The study by the Massachusetts Institute of Technology, published in Nature Climate Change, estimated the health savings could be about four times what it would cost China to meet its climate goals.

"The country could actually come out net positive, just based on the health co-benefits associated with air quality improvements, relative to the cost of a climate policy," says study co-author Noelle Eckley Selin, an associate professor in MIT's Institute for Data, Systems, and Society and the department of Earth, Atmospheric and Planetary Sciences (EAPS).

China is the largest emitter of greenhouse gases in the world, mainly due to much of the country's energy comes from coal-fired power plants, a major source of the greenhouse gas carbon dioxide.

China is considered a potential leader in the fight against climate change after the US retreated from the Paris accord.

The MIT team used a model to simulate how a climate policy changes a province's economic activity, energy use and emissions of CO2 and other air pollutants. It calculated the amount of pollution which communities inhale, and consulted epidemiological literature to determine the number of deaths that would be avoided.

The researchers then calculated the economic value of the deaths and compared them with the total cost of implementing the policy.

The MIT team, which included economists and atmospheric scientists, looked at whether China's local air quality and public health might benefit from a national policy meant to improve the global climate.

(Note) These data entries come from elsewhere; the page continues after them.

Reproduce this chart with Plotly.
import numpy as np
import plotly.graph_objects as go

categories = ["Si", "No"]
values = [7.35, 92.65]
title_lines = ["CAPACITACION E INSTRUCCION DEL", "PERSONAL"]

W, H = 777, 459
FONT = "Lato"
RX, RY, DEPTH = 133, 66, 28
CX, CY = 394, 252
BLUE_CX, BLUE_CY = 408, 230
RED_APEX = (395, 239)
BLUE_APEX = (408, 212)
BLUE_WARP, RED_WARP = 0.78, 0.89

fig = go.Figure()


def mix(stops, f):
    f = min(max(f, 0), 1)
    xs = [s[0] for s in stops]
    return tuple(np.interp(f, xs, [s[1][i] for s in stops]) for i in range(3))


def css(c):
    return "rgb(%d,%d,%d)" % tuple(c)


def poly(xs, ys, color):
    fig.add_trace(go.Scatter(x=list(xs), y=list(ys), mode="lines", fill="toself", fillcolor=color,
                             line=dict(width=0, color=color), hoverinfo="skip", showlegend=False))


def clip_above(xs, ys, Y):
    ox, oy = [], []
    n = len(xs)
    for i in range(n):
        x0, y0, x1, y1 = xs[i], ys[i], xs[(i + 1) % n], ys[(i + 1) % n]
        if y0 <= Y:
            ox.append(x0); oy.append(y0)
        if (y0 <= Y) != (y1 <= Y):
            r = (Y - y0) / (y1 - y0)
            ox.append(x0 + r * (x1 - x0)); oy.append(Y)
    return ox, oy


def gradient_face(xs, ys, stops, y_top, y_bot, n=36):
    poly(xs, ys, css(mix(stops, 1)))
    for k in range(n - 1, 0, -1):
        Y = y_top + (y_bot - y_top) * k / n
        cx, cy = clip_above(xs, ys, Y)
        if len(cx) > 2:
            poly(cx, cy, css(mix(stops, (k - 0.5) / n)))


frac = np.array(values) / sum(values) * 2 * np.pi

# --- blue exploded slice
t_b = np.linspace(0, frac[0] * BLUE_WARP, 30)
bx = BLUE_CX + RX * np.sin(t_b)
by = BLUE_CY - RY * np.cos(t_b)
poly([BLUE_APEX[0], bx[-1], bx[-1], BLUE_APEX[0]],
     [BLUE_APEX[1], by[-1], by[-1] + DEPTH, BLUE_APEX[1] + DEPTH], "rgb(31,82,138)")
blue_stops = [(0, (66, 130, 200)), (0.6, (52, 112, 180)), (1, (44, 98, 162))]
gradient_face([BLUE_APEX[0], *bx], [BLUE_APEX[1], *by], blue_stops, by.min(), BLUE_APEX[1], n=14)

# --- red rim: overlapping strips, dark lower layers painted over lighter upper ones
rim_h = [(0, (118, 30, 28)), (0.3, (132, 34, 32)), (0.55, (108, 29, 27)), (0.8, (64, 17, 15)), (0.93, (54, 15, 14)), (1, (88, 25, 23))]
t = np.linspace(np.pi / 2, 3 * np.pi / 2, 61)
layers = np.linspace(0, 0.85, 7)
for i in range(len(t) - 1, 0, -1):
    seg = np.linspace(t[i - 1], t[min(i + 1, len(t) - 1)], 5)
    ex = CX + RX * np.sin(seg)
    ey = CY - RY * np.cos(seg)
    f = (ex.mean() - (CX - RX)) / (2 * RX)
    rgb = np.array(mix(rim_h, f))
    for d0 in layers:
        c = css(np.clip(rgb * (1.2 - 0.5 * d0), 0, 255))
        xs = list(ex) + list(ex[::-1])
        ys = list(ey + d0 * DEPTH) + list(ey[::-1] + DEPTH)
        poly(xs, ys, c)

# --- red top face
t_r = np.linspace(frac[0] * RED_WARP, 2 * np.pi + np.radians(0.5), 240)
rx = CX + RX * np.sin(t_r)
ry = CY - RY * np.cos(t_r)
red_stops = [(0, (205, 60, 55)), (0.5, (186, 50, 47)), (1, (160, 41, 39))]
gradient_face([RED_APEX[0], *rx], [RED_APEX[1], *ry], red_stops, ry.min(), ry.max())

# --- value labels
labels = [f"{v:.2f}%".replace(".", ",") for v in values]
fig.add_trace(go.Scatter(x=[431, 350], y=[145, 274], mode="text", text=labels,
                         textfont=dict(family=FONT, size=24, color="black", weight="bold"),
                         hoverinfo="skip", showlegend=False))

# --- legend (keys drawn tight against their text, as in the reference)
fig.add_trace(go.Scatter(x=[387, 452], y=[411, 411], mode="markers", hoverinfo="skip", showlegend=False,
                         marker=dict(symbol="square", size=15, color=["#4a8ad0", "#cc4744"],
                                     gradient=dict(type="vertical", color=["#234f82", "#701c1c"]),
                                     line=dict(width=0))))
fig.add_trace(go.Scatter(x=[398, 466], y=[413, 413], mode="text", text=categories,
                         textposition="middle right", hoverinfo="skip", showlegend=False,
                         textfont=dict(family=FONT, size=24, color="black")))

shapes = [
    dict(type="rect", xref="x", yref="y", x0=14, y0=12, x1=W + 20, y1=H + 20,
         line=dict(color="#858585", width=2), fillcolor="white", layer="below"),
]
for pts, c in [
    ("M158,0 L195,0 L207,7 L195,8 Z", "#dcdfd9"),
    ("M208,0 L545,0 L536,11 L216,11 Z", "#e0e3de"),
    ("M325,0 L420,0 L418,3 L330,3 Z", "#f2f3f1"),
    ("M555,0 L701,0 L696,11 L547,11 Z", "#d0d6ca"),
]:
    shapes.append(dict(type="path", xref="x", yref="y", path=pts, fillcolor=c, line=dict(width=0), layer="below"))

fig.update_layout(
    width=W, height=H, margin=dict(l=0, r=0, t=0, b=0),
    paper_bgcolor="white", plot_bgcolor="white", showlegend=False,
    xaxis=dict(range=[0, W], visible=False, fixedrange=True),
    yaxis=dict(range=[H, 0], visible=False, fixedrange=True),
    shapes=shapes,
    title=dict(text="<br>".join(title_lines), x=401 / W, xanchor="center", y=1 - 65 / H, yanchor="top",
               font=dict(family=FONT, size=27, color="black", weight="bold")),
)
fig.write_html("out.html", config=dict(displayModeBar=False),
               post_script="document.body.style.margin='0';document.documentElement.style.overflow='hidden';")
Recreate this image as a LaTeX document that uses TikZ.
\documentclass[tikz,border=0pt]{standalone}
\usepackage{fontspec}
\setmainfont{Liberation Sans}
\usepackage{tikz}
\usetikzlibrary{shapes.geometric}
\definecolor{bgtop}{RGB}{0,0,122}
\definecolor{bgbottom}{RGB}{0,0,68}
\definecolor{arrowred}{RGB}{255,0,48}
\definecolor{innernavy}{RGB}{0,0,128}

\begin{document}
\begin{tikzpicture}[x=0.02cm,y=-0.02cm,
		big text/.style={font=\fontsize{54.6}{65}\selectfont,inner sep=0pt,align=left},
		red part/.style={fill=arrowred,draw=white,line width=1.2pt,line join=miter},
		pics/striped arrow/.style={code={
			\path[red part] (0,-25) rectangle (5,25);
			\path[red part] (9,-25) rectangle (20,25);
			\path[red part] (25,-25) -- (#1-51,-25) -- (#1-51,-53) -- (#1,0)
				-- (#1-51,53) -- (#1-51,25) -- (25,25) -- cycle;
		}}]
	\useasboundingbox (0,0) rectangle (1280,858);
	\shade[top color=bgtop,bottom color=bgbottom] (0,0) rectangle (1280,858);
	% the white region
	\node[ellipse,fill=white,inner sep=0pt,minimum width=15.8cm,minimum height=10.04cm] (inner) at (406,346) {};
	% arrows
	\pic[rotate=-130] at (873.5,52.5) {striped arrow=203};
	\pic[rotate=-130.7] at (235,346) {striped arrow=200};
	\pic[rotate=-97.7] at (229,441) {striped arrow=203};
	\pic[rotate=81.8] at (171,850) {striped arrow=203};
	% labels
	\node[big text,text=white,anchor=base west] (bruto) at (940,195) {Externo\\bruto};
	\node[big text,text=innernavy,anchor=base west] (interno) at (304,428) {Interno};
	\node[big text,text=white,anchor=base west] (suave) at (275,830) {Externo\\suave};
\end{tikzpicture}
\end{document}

The team found that, under a "no-policy scenario'', China would have more than 2.3 million premature, pollution-related deaths by 2030. If it reduces emissions by 3, 4 or 5 percent per year, China would avoid 36,000, 94,000 and 160,000 premature deaths, respectively.

The MIT team converted each scenario's health co-benefits into a monetary value and found that, compared to the total cost of implementing a 3, 4 or 5 percent per year policy, the savings from health co-benefits equals $138.4 billion, $339.6 billion and $534.8 billion, respectively. In the 4 percent scenario, which is most in line with China's actual climate pledge, the $339.6 billion savings would be about four times the cost of implementing the policy.